━━━ DATASET CONTENT

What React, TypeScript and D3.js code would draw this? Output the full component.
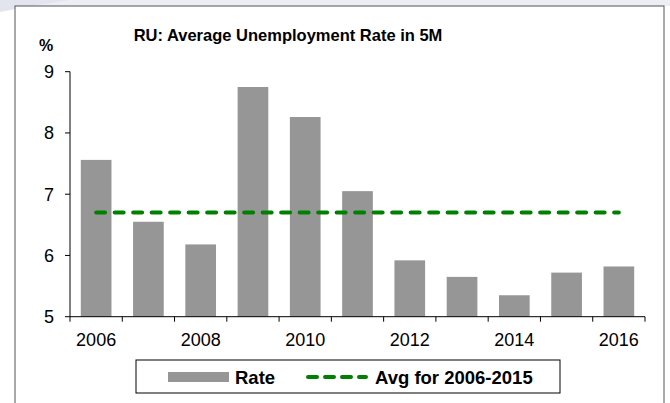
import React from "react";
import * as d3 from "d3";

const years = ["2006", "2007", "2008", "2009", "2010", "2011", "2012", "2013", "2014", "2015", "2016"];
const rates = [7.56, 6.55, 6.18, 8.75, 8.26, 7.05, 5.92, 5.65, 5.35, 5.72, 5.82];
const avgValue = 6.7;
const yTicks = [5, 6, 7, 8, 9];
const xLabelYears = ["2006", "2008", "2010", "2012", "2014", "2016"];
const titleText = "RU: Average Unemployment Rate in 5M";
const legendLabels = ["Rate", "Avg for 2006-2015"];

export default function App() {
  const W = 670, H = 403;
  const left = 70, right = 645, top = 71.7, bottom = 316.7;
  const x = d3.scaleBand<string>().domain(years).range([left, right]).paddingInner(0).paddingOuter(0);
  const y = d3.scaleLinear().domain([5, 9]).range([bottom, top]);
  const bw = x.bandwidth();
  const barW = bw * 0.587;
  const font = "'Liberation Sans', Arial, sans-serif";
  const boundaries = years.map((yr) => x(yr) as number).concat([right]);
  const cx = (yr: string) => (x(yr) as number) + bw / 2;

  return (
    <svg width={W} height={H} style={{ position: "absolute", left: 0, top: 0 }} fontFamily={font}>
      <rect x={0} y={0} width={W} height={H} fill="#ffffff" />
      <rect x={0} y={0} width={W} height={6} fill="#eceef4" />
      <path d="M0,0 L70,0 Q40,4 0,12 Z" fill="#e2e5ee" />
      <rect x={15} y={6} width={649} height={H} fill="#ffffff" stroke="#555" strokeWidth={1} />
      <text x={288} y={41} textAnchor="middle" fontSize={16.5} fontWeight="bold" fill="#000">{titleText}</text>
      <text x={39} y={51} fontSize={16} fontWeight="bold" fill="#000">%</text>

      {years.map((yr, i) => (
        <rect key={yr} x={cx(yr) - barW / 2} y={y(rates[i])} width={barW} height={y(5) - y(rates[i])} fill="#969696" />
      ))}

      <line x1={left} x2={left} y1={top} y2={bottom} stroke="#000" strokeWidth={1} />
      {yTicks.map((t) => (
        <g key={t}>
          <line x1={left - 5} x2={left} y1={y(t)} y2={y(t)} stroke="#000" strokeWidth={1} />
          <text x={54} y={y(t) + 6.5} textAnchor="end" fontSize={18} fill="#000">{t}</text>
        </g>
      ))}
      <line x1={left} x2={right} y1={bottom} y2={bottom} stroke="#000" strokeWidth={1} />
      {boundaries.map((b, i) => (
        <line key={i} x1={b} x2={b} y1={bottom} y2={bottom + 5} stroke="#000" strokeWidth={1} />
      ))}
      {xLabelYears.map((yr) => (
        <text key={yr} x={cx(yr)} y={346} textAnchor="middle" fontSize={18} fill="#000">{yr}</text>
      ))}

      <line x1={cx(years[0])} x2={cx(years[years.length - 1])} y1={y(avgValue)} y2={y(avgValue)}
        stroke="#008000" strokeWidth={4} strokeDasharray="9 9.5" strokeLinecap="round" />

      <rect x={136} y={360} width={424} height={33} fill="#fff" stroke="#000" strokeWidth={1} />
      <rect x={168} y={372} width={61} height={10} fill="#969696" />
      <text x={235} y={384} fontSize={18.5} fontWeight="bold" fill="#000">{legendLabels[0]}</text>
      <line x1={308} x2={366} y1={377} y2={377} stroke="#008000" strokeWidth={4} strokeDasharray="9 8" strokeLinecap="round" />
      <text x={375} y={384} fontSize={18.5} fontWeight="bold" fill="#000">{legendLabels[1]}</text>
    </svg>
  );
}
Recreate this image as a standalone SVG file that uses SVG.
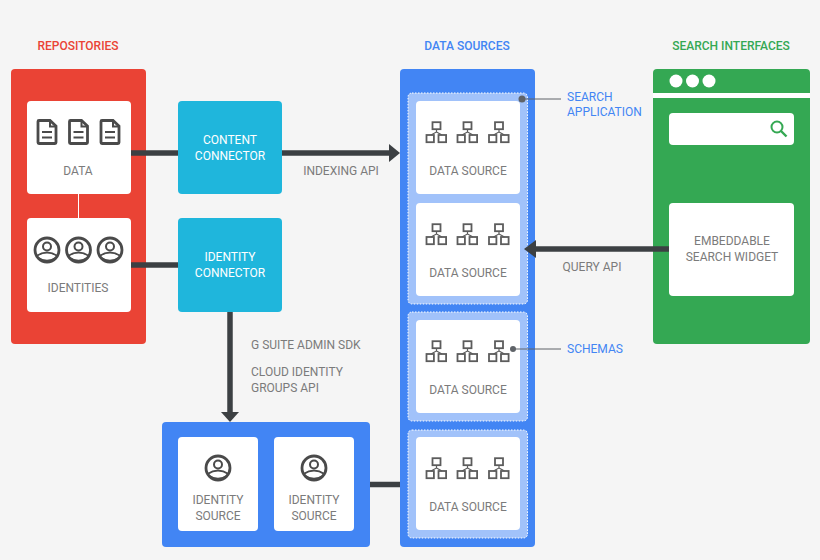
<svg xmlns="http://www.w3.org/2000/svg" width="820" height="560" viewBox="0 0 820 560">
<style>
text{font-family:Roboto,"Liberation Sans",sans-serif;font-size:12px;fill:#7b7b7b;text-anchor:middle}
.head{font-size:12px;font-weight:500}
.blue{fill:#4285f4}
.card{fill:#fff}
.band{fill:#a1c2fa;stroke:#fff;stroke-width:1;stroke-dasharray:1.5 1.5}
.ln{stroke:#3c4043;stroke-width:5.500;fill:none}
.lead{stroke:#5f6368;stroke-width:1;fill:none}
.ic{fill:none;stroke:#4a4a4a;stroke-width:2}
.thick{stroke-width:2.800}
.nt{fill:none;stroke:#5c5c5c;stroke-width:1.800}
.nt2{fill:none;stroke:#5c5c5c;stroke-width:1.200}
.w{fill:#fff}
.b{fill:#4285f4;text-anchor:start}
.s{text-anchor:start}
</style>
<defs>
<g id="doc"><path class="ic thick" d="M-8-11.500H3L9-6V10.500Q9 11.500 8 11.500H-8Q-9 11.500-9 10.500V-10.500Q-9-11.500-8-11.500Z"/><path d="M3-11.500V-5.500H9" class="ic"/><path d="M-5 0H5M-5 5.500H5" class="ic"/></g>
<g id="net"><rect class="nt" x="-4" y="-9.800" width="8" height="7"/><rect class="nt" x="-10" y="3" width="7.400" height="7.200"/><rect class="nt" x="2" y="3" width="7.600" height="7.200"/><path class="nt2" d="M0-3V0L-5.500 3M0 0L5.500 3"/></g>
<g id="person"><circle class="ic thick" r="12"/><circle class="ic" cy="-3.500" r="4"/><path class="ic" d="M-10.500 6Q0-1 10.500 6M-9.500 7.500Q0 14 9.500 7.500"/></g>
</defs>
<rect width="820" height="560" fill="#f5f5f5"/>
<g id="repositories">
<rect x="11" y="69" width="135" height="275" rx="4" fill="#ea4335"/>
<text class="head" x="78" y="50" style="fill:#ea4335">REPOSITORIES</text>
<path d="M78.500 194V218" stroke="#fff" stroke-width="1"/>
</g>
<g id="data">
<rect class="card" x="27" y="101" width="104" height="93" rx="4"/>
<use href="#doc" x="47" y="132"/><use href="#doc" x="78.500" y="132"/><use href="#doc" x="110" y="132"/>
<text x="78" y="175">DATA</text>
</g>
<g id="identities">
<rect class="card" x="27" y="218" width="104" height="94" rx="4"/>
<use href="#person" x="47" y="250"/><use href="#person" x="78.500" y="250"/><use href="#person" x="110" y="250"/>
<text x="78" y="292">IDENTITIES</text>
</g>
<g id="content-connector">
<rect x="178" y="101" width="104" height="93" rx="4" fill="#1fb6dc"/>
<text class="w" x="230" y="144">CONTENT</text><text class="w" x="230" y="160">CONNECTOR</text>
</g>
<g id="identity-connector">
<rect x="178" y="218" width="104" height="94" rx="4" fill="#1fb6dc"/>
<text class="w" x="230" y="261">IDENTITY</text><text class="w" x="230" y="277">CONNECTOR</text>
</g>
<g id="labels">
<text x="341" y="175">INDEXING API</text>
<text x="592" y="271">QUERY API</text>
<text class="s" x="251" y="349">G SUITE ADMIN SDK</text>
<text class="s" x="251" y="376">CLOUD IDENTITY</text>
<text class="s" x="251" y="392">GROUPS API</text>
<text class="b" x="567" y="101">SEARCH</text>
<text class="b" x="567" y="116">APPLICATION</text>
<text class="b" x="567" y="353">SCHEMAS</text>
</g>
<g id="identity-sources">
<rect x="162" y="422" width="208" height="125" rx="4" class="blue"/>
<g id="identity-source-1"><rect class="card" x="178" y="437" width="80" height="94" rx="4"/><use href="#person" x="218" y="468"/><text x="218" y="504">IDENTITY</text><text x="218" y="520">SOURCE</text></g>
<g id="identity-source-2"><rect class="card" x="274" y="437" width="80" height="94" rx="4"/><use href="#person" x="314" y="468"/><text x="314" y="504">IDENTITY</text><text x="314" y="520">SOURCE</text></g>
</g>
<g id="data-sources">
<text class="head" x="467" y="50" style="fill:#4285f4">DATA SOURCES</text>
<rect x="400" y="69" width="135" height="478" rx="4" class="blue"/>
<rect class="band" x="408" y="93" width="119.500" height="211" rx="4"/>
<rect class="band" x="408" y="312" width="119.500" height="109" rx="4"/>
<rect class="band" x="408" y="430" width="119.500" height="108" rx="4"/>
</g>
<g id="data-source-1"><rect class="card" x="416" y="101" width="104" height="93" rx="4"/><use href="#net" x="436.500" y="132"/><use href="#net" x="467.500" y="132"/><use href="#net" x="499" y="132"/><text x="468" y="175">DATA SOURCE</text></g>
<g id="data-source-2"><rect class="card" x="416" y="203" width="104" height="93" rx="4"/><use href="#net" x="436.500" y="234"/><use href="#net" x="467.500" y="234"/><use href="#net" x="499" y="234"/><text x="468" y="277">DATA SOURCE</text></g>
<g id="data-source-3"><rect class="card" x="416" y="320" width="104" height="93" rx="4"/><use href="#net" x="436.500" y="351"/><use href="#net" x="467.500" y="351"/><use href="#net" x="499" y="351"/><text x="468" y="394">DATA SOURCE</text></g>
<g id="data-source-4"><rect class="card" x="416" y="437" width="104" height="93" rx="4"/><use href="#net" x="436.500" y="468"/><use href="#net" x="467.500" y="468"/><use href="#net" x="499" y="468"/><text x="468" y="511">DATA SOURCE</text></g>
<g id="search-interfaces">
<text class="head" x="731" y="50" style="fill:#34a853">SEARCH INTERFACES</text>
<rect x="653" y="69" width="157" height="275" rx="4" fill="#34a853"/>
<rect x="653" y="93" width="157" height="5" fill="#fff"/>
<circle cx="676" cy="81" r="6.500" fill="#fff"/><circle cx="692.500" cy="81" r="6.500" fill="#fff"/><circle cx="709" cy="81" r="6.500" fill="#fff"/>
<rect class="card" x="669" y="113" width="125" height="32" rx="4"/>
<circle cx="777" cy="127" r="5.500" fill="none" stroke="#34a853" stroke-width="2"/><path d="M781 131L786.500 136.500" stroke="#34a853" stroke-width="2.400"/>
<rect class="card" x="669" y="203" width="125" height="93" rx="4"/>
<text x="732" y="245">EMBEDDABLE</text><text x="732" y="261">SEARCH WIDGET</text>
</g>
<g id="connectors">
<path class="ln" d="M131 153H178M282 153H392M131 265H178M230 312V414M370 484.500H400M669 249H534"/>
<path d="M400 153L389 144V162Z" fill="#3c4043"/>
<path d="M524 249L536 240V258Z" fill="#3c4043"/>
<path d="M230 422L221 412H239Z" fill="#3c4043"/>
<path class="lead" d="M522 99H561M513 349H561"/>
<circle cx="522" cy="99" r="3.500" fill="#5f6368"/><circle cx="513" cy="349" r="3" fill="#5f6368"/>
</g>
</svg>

━━━━━━

Skip the pictures and restate exactly the lines from the beginning of the listing to the line with "import * as", that line included.

THE SOLUTION -
What React, TypeScript and D3.js code would draw this? Output the full component.
import React from "react";
import * as d3 from "d3";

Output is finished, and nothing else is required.